THE “separation of the Church and State” is a worn-out issue. It is always used by politicians against critical churchmen whenever public discourse is not to their favor. Apparently, the provision is in the Constitution (Article II, section 6) but its application has always been selective.

Politicians have found pray-overs and pre-election blessings from pastors and cult leaders favorable. Some government officials are even known best friends of "Divine Beings" or those who claim that they received a timeless and eternal appointment from an otherworldly kingdom. So what’s new? Nothing. We have been repeating an old and no-longer-interesting issue.

We have to wake up to the fact that in reality priests and presidents are all human beings, and that all of them can die of Covid-19. What I am saying is we are all living in the same country and we are sharing the same resources. In the process, there are conflicts of interest and competition of ideas. I think this is one “practical” reason for the separation.

Whatever discourse we create and whatever philosophical and theological explanation we use to substantiate it, at the end of the day it goes back to our interests. But I am not saying that interests are bad. I believe in what Adam Smith said about the benevolence of humanity and that even in the most self-interested of human interests, there is something good that can be gained from it.

If this is so, then the question is not about the separation per se but of the interests of both parties that push them to invoke the said principle again and again. In the context of that “human benevolence” that I believe in, I would like to argue in favor of many Churchmen who may not be perfect but are well-meaning in their criticisms. One local columnist said in his article that these bishops are religious oligarchs. I do agree with him to the extent that his claim is supported by Church history. Truth to tell, the origin of ecclesiastical power cannot be divorced from the history of feudalism.

However, I would also consider it too naïve to still believe without any qualification that all Churchmen and bishops in particular have remained to be religious oligarchs. The insistence on such a position would not only be naïve but malicious. While it is true that religions, in general, have had their share in the miseries of the world but in the process of social evolution they have also contributed a lot of good things to human society. The problem lies in how we read history and in the way we generalize things.

So going back to the issue of the separation of Church and State, I guess it would be futile to still debate on the legality of Church participation in the affairs of the government. Elected government officials should not forget that their political career would not have reached where it is now if not for religious influence. The lenses of Philippine media captured it all. From their gestures of kneeling and praying inside Churches during campaign periods to their use of God’s name in public speeches. Many even had their election posters and stickers sprinkled with holy water. So what separation are we talking about?
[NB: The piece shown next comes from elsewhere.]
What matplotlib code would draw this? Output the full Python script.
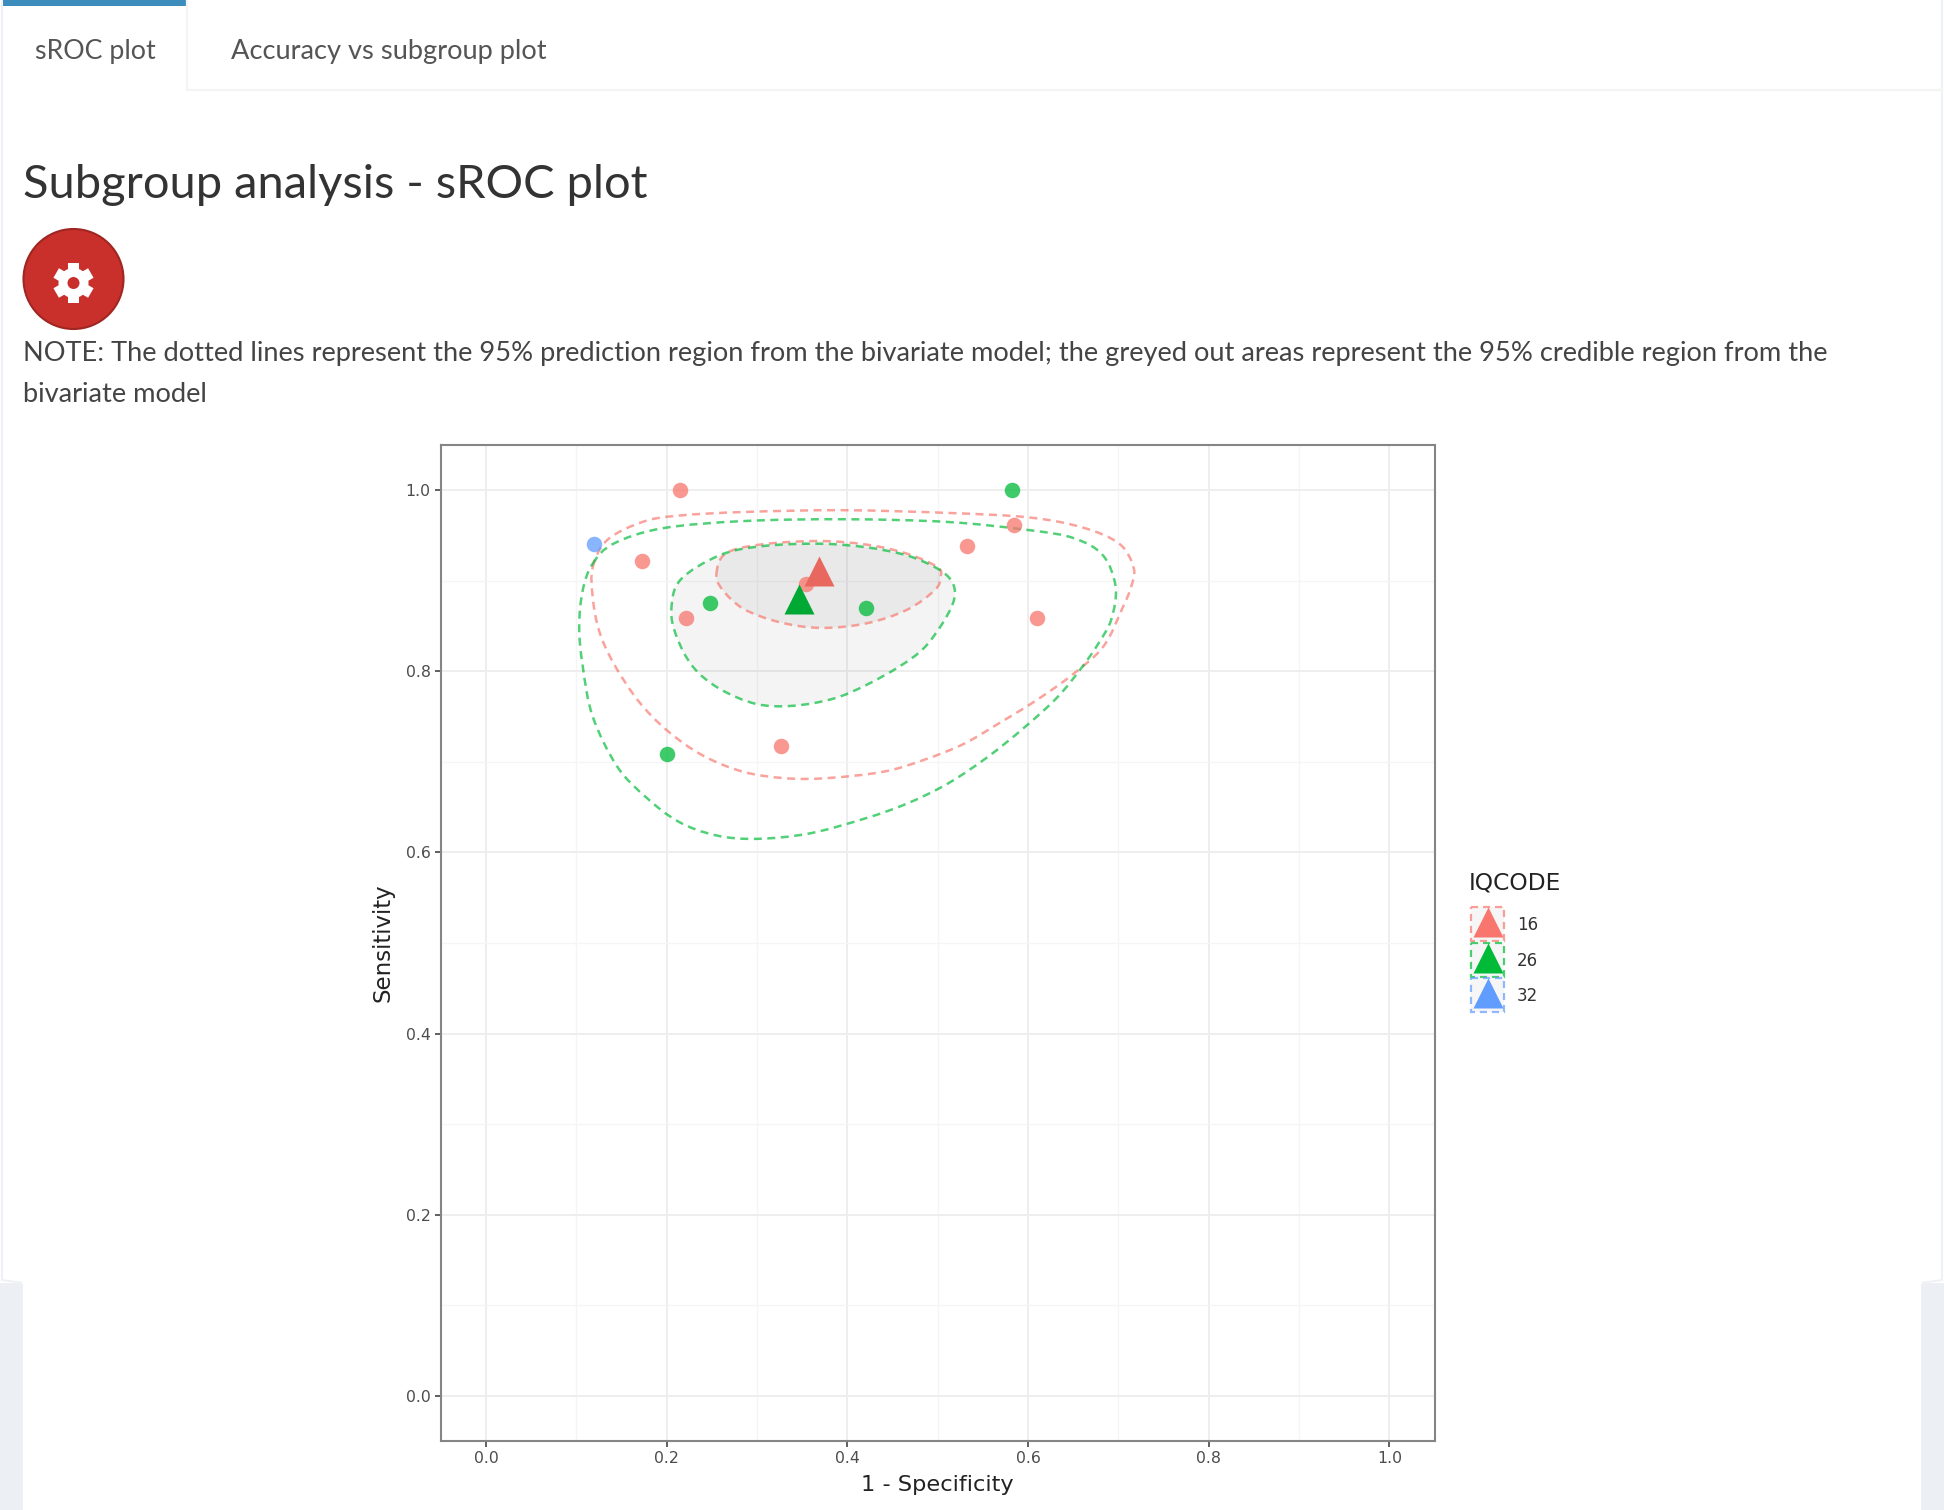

This country has never been purely secular and we will be far from becoming one. Our democratization in fact – is a product of the deep involvement of religious forces. We are a nation whose political leaders are beneficiaries of divine intervention. This is something some people may not want, but this is something that no Filipino can undo.

So the great Jesuit constitutionalist Joaquin Bernas was right when he said that “violating the separation of the Church and State is an impossible crime.” True that the law highlights the principle’s inviolability but no matter what no act of violating can violate something that can never be done in the very first place.